The new government aims to settle an investment dispute with Mexico-based cement producer Cemex SA in 42 days, in a bid to help maintain investors’ confidence in the economy, according to a report in the Jakarta Post. State Minister of State Enterprises Sugiharto said that resolving the protracted dispute straightaway was crucial, to show to the outside world that the new government is determined to uphold legal certainty and the sanctity of contract. "We plan to come up with a settlement to the dispute in 42 days since the setting up of a negotiation team for the problem last week," said Sugiharto on Monday.
Sugiharto refused to disclose what settlement options would be proposed to Cemex. But, according to sources at his office, it would include an option for the government to buy back Cemex’s ownership in state-owned cement firm PT Semen Gresik, spinning off the company’s units before allowing Cemex to control Gresik, and an option to allow Cemex to set up new cement factories if it agrees to sell back its shares in Gresik to the government.
Cemex has launched a law suit against the government for failing to execute a 1998 investment deal, under which the company was entitled to eventually become a majority shareholder in Semen Gresik after acquiring a stake of more than 25 percent in the East Java-based company six years ago. To avoid a costly legal battle, the government has since proposed several options to settle the dispute out of court. The previous government failed to reach an out-of-court settlement with Cemex.

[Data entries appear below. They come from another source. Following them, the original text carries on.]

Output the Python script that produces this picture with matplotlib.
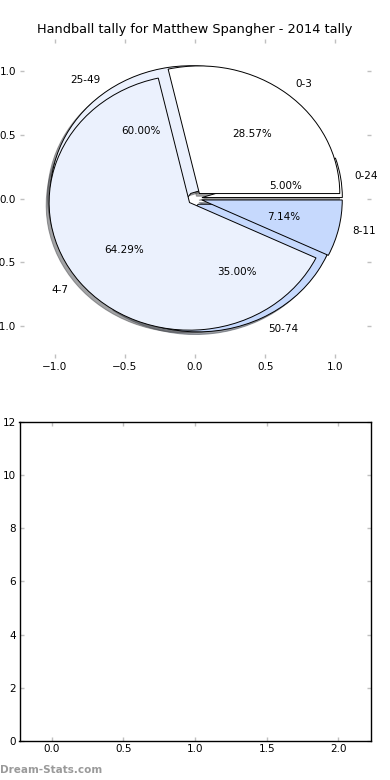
import matplotlib
matplotlib.use("Agg")
import matplotlib.pyplot as plt

# Data
title = "Handball tally for Matthew Spangher - 2014 tally"
outer_labels = ["0-24", "25-49", "50-74"]
outer_values = [1, 12, 7]
inner_labels = ["0-3", "4-7", "8-11"]
inner_values = [4, 9, 1]
colors = ["white", "#ebf1fd", "#c6d9fd"]
pie_ticks = [-1.0, -0.5, 0.0, 0.5, 1.0]
bottom_xticks = [0.0, 0.5, 1.0, 1.5, 2.0]
bottom_yticks = [0, 2, 4, 6, 8, 10, 12]

plt.rcParams['font.family'] = ['DejaVu Sans']
fig = plt.figure(figsize=(3.9, 7.8), dpi=100)
fig.subplots_adjust(left=0.05, right=0.95, bottom=0.05, top=0.95, hspace=0.2)
ax1 = fig.add_subplot(2, 1, 1)
ax2 = fig.add_subplot(2, 1, 2)

wp = dict(edgecolor="black", linewidth=0.7)
tp = dict(fontsize=7.5)
ax1.pie(outer_values, labels=outer_labels, colors=colors, explode=[0.05] * 3,
        autopct="%1.2f%%", shadow=dict(ox=-0.015, oy=-0.015), startangle=0,
        wedgeprops=wp, textprops=tp)
ax1.pie(inner_values, labels=inner_labels, colors=colors, explode=[0.05] * 3,
        autopct="%1.2f%%", shadow=dict(ox=-0.015, oy=-0.015), startangle=0,
        wedgeprops=wp, textprops=tp)
ax1.set_aspect("auto")
ax1.set_xlim(-1.25, 1.25)
ax1.set_ylim(-1.25, 1.25)
ax1.set_xticks(pie_ticks)
ax1.set_yticks(pie_ticks)
ax1.set_frame_on(False)
ax1.set_title(title, fontsize=9.3, pad=4)

for ax in (ax1, ax2):
    ax.tick_params(direction="in", length=3, width=1, color="#c0c0c0",
                   labelcolor="black", labelsize=7.5, top=True, right=True, pad=2.5)

ax2.set_xlim(-0.225, 2.225)
ax2.set_ylim(0, 12)
ax2.set_xticks(bottom_xticks)
ax2.set_yticks(bottom_yticks)
for s in ax2.spines.values():
    s.set_linewidth(1.0)
    s.set_color("black")

fig.text(0.0, 0.007, "Dream-Stats.com", color="#9a9a9a", fontsize=7.5, fontweight="bold",
         ha="left", va="bottom")

fig.savefig("out.png", dpi=100)
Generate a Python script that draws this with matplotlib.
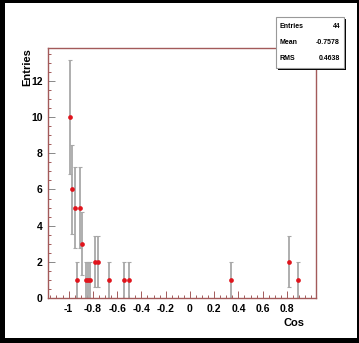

Sugiharto also stressed that all information about the settlement of the Cemex case should be derived from him as the authorized official for managing state enterprises, and to avoid confusion in the public over different statements made by other officials. "I have asked Coordinating Minister for the Economy Aburizal Bakrie to coordinate the economic ministers and to read ’the same page’ over the settlement of the dispute to avoid dissension in the future," he said.
As previously reported, Aburizal told the press that the government was considering allowing Cemex to increase ownership in Semen Gresik to up to 51 per cent, a statement quickly challenged by Sugiharto, who said that the government should avoid foreign control of the country’s crucial cement sector. Semen Gresik is Indonesia’s largest cement maker. He warned that if the government lost control of Semen Gresik to foreigners, future cement prices could easily escalate as the government could no longer use the company to balance pressure for price increases launched by other cement firms already controlled by foreigners. The government currently controls a 51.01 per cent stake in the publicly listed Gresik. The investing public holds a 23.46 percent stake.